I like it! I honestly think it's a steal at its sale-reduction price of $3.74. It's got fun gameplay, it has an interesting story with characters you come to like, it has good music, and it's not a bad looker either.I'm not saying it's the most amazing games ever or anything, but I felt it was a very confident third-person shooter, and better than a lot of other third person shooters I have played. Lasts about 9-10 hours, took over 10 myself but I was playing on the default hardest difficulty.
Gameplay is mostly typical third-person shooter fair. You have cover, you have guns, you have enemies... But there's a few fun twists introduced here. One sort of staple one is the roll dodge, but I liked how they executed it. You aren't invincible, and it isn't so fast or moves you so far its cheap. It's fairly balanced, and definitely useful when you master it, but takes a bit of practice to get it down. The enemies in the game are robots, and as such they are can be and are shot to pieces, usually involving you shooting their 'armor' and then their 'core'. Headshots aren't death for most robots, and instead will just make them 'mindless' so that they start shooting their comrades. It can be fun to cause enemies havoc by turning various enemies in the room in 'mindless' robots so that they all start attacking each other. There's 10 bosses in the game, and I had fun with all of them. Some of the later ones are kinda bullet-sponges (at least on hard difficulty), but I had fun regardless.

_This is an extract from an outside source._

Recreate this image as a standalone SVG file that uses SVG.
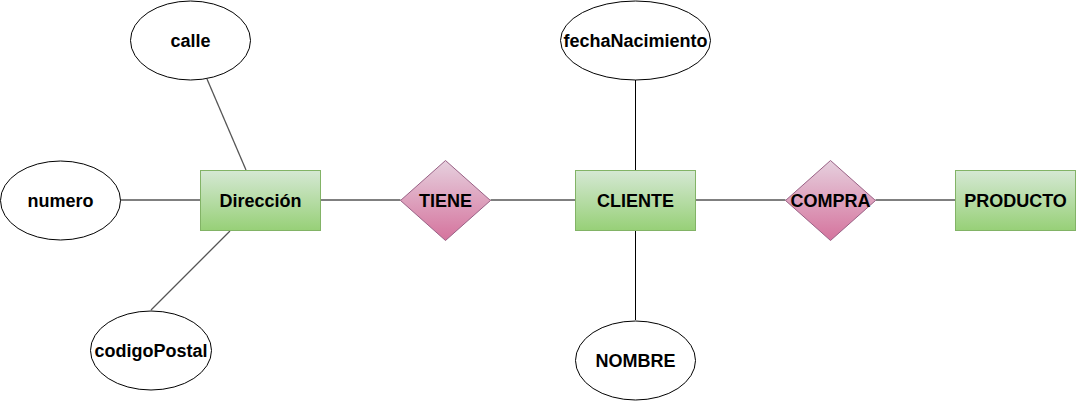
<svg xmlns="http://www.w3.org/2000/svg" width="1076" height="401" viewBox="0 0 1076 401">
<defs>
<linearGradient id="gEnt" x1="0" y1="0" x2="0" y2="1"><stop offset="0" stop-color="#d5e8d4"/><stop offset="1" stop-color="#97d077"/></linearGradient>
<linearGradient id="gRel" x1="0" y1="0" x2="0" y2="1"><stop offset="0" stop-color="#e6d0de"/><stop offset="1" stop-color="#d5739d"/></linearGradient>
<style>
.ent{fill:url(#gEnt);stroke:#82b366;stroke-width:1}
.rel{fill:url(#gRel);stroke:#996185;stroke-width:1}
.att{fill:#ffffff;stroke:#000000;stroke-width:1}
.lbl{font-family:"Liberation Sans",Arial,sans-serif;font-weight:bold;font-size:18px;fill:#000000;text-anchor:middle}
.ln{stroke:#000000;stroke-width:1;fill:none}
.lg{stroke:#555555;stroke-width:1.3;fill:none}
</style>
</defs>
<rect width="1076" height="401" fill="#ffffff"/>
<g id="connectors">
<line class="lg" x1="207" y1="79" x2="246" y2="170"/>
<line class="ln" x1="120" y1="200" x2="200" y2="200"/>
<line class="lg" x1="151" y1="310" x2="230" y2="231"/>
<line class="ln" x1="320.5" y1="200" x2="400.5" y2="200"/>
<line class="ln" x1="490.5" y1="200" x2="575.5" y2="200"/>
<line class="ln" x1="635.5" y1="80" x2="635.5" y2="170"/>
<line class="ln" x1="635.5" y1="230" x2="635.5" y2="320"/>
<line class="ln" x1="695.5" y1="200" x2="785.5" y2="200"/>
<line class="ln" x1="875.5" y1="200" x2="955.5" y2="200"/>
</g>
<g id="calle"><ellipse class="att" cx="190.5" cy="40.5" rx="60" ry="39.5"/><text class="lbl" x="190.5" y="47">calle</text></g>
<g id="numero"><ellipse class="att" cx="60.5" cy="200.5" rx="60" ry="39.5"/><text class="lbl" x="60.5" y="207">numero</text></g>
<g id="codigoPostal"><ellipse class="att" cx="151" cy="350.5" rx="60.5" ry="39.5"/><text class="lbl" x="151" y="357">codigoPostal</text></g>
<g id="direccion"><rect class="ent" x="200.5" y="170.5" width="120" height="60"/><text class="lbl" x="260.5" y="207">Dirección</text></g>
<g id="tiene"><polygon class="rel" points="445.5,160.5 490.5,200.5 445.5,240.5 400.5,200.5"/><text class="lbl" x="445.5" y="207">TIENE</text></g>
<g id="fechaNacimiento"><ellipse class="att" cx="635.5" cy="40.5" rx="75" ry="39.5"/><text class="lbl" x="635.5" y="47">fechaNacimiento</text></g>
<g id="cliente"><rect class="ent" x="575.5" y="170.5" width="120" height="60"/><text class="lbl" x="635.5" y="207">CLIENTE</text></g>
<g id="nombre"><ellipse class="att" cx="635.5" cy="360.5" rx="60" ry="39.5"/><text class="lbl" x="635.5" y="367">NOMBRE</text></g>
<g id="compra"><polygon class="rel" points="830.5,160.5 875.5,200.5 830.5,240.5 785.5,200.5"/><text class="lbl" x="830.5" y="207">COMPRA</text></g>
<g id="producto"><rect class="ent" x="955.5" y="170.5" width="120" height="60"/><text class="lbl" x="1015.5" y="207">PRODUCTO</text></g>
</svg>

The game also has mechanics involving your team. You have various team members, and various times in the game you are allowed to pick who you go into a level with. But this doesn't just change things on a gameplay level, but also changes the complete dialogue and look into the characters you get into that stage. You can give commands to your team, either through voice commands with a mic or prompts you can choose between. And each team member has a certain liking of you, which is decreased or increased by how you respond to them, how you treat them, if you shoot them in gameplay, if you get headshots with them near, if you help them out, if they suggest an idea if you follow it or not, etc. This is also effected by choices that happen in the story. These Team Choices ultimately can make different characters and events transpire, change dialogue in stages (which is well done, in my opinion as they seem to have dialogue for every possible combination of characters), and change you between the game's three endings.
The story is also nice. I ended up liking every character, most of the cutscenes felt like a treat to watch, and there were some good funny moments and dramatic moments throughout. The story gets a bit hammy quite often, but in such a way its enjoyable, B-grade fair with some more intelligence and tact to it.
I'd say even if you have only a passing interest in third-person shooters to buy the game when it;s on sale for $3.74, it really is a steal for that price.